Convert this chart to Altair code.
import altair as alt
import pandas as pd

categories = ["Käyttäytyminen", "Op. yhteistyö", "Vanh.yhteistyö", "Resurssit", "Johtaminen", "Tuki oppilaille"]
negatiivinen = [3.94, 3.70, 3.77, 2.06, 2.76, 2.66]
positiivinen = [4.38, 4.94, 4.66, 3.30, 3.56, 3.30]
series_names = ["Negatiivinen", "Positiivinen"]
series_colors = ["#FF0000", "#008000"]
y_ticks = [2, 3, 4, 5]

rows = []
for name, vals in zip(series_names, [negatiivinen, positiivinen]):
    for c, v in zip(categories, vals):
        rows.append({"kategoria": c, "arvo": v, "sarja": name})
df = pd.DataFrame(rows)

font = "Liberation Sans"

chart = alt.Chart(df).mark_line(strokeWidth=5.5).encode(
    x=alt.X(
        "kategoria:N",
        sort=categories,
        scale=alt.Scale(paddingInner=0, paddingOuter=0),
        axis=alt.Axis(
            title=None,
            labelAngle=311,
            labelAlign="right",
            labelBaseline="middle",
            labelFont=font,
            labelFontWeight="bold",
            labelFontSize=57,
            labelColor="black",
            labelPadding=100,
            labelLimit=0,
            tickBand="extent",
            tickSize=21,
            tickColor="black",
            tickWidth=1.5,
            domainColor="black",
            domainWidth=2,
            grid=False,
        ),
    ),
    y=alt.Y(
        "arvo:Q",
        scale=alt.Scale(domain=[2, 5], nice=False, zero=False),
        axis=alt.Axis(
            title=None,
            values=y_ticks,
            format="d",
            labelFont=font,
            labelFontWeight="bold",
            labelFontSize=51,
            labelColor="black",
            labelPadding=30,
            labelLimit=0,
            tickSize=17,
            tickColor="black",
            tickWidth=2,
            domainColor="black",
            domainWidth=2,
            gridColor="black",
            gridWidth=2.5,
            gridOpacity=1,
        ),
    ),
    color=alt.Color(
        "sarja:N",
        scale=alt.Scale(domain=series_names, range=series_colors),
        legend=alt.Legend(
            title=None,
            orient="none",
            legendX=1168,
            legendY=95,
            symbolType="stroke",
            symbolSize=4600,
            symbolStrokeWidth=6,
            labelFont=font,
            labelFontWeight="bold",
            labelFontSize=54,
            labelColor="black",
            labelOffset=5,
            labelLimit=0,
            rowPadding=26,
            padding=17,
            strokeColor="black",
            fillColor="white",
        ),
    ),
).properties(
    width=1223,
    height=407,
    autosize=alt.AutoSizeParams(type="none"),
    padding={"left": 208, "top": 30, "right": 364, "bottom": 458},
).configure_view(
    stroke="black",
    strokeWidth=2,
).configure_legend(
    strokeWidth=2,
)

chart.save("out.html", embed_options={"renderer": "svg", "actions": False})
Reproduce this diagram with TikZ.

--------------------

Directive
Copy out all lines above that include the string "chart".

Task response
Convert this chart to Altair code.
chart = alt.Chart(df).mark_line(strokeWidth=5.5).encode(
chart.save("out.html", embed_options={"renderer": "svg", "actions": False})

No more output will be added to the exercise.